# START OF SOURCE EXCERPT

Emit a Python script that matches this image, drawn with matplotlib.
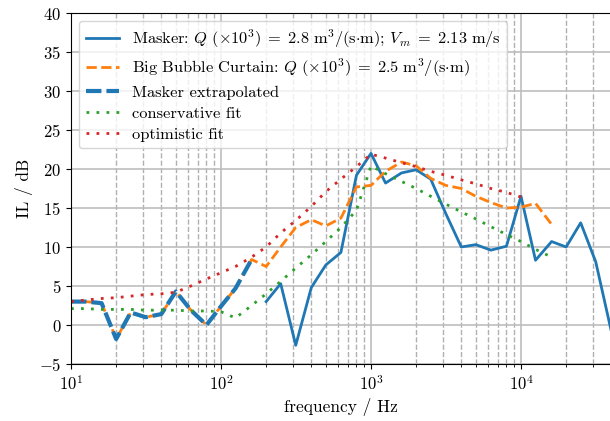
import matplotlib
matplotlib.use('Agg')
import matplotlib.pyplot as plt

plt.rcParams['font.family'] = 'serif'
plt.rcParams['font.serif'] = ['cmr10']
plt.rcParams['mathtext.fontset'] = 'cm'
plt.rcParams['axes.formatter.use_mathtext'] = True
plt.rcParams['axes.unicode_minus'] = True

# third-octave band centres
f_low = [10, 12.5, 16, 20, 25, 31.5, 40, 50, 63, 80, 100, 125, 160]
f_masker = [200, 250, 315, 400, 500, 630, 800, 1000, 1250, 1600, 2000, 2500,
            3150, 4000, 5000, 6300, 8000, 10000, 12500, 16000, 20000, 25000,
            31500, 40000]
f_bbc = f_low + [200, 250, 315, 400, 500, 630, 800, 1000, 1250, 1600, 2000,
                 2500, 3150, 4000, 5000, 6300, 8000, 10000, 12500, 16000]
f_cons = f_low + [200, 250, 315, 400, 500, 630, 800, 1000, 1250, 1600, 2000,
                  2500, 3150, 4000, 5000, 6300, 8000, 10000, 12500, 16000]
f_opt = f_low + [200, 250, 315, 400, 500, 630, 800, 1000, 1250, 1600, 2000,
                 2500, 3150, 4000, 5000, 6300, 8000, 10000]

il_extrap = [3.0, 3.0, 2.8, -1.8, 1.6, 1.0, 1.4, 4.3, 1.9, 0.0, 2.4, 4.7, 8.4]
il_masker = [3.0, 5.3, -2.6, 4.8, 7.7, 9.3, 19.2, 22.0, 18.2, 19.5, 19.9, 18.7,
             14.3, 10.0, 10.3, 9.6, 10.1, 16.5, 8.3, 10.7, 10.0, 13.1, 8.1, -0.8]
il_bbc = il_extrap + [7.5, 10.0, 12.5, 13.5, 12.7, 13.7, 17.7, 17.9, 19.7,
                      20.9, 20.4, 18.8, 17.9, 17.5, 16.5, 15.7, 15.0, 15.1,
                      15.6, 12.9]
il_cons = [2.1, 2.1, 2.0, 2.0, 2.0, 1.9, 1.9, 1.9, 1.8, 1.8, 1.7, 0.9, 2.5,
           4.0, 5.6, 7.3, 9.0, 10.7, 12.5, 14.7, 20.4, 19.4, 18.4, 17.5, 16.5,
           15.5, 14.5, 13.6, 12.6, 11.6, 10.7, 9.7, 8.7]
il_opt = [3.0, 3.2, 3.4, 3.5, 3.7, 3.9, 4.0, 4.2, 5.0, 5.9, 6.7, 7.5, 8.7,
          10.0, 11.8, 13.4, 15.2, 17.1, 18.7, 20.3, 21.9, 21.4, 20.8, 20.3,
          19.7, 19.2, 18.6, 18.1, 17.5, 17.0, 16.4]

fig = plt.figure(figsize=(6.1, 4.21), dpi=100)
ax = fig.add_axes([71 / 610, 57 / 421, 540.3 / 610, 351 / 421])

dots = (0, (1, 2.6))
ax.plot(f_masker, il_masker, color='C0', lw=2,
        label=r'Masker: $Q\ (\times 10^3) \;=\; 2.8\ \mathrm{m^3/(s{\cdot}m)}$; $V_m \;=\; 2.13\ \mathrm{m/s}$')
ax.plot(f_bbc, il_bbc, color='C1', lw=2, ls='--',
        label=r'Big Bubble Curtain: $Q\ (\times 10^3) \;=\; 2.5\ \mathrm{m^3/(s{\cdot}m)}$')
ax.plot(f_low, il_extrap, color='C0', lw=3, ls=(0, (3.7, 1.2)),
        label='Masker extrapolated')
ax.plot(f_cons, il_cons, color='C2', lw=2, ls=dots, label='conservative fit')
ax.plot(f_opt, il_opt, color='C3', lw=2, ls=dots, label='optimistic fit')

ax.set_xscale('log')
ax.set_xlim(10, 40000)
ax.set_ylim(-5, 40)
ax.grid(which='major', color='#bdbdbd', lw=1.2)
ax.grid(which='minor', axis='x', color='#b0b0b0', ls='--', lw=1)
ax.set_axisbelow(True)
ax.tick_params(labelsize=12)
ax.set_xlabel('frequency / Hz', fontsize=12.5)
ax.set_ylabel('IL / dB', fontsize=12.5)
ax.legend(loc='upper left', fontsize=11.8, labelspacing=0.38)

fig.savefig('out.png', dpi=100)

# END OF SOURCE EXCERPT

PROBLEM DESCRIPTION: Replicate the material above verbatim; images stay out of the copy.

RESULT OF THE EXERCISE:
Emit a Python script that matches this image, drawn with matplotlib.
import matplotlib
matplotlib.use('Agg')
import matplotlib.pyplot as plt

plt.rcParams['font.family'] = 'serif'
plt.rcParams['font.serif'] = ['cmr10']
plt.rcParams['mathtext.fontset'] = 'cm'
plt.rcParams['axes.formatter.use_mathtext'] = True
plt.rcParams['axes.unicode_minus'] = True

# third-octave band centres
f_low = [10, 12.5, 16, 20, 25, 31.5, 40, 50, 63, 80, 100, 125, 160]
f_masker = [200, 250, 315, 400, 500, 630, 800, 1000, 1250, 1600, 2000, 2500,
            3150, 4000, 5000, 6300, 8000, 10000, 12500, 16000, 20000, 25000,
            31500, 40000]
f_bbc = f_low + [200, 250, 315, 400, 500, 630, 800, 1000, 1250, 1600, 2000,
                 2500, 3150, 4000, 5000, 6300, 8000, 10000, 12500, 16000]
f_cons = f_low + [200, 250, 315, 400, 500, 630, 800, 1000, 1250, 1600, 2000,
                  2500, 3150, 4000, 5000, 6300, 8000, 10000, 12500, 16000]
f_opt = f_low + [200, 250, 315, 400, 500, 630, 800, 1000, 1250, 1600, 2000,
                 2500, 3150, 4000, 5000, 6300, 8000, 10000]

il_extrap = [3.0, 3.0, 2.8, -1.8, 1.6, 1.0, 1.4, 4.3, 1.9, 0.0, 2.4, 4.7, 8.4]
il_masker = [3.0, 5.3, -2.6, 4.8, 7.7, 9.3, 19.2, 22.0, 18.2, 19.5, 19.9, 18.7,
             14.3, 10.0, 10.3, 9.6, 10.1, 16.5, 8.3, 10.7, 10.0, 13.1, 8.1, -0.8]
il_bbc = il_extrap + [7.5, 10.0, 12.5, 13.5, 12.7, 13.7, 17.7, 17.9, 19.7,
                      20.9, 20.4, 18.8, 17.9, 17.5, 16.5, 15.7, 15.0, 15.1,
                      15.6, 12.9]
il_cons = [2.1, 2.1, 2.0, 2.0, 2.0, 1.9, 1.9, 1.9, 1.8, 1.8, 1.7, 0.9, 2.5,
           4.0, 5.6, 7.3, 9.0, 10.7, 12.5, 14.7, 20.4, 19.4, 18.4, 17.5, 16.5,
           15.5, 14.5, 13.6, 12.6, 11.6, 10.7, 9.7, 8.7]
il_opt = [3.0, 3.2, 3.4, 3.5, 3.7, 3.9, 4.0, 4.2, 5.0, 5.9, 6.7, 7.5, 8.7,
          10.0, 11.8, 13.4, 15.2, 17.1, 18.7, 20.3, 21.9, 21.4, 20.8, 20.3,
          19.7, 19.2, 18.6, 18.1, 17.5, 17.0, 16.4]

fig = plt.figure(figsize=(6.1, 4.21), dpi=100)
ax = fig.add_axes([71 / 610, 57 / 421, 540.3 / 610, 351 / 421])

dots = (0, (1, 2.6))
ax.plot(f_masker, il_masker, color='C0', lw=2,
        label=r'Masker: $Q\ (\times 10^3) \;=\; 2.8\ \mathrm{m^3/(s{\cdot}m)}$; $V_m \;=\; 2.13\ \mathrm{m/s}$')
ax.plot(f_bbc, il_bbc, color='C1', lw=2, ls='--',
        label=r'Big Bubble Curtain: $Q\ (\times 10^3) \;=\; 2.5\ \mathrm{m^3/(s{\cdot}m)}$')
ax.plot(f_low, il_extrap, color='C0', lw=3, ls=(0, (3.7, 1.2)),
        label='Masker extrapolated')
ax.plot(f_cons, il_cons, color='C2', lw=2, ls=dots, label='conservative fit')
ax.plot(f_opt, il_opt, color='C3', lw=2, ls=dots, label='optimistic fit')

ax.set_xscale('log')
ax.set_xlim(10, 40000)
ax.set_ylim(-5, 40)
ax.grid(which='major', color='#bdbdbd', lw=1.2)
ax.grid(which='minor', axis='x', color='#b0b0b0', ls='--', lw=1)
ax.set_axisbelow(True)
ax.tick_params(labelsize=12)
ax.set_xlabel('frequency / Hz', fontsize=12.5)
ax.set_ylabel('IL / dB', fontsize=12.5)
ax.legend(loc='upper left', fontsize=11.8, labelspacing=0.38)

fig.savefig('out.png', dpi=100)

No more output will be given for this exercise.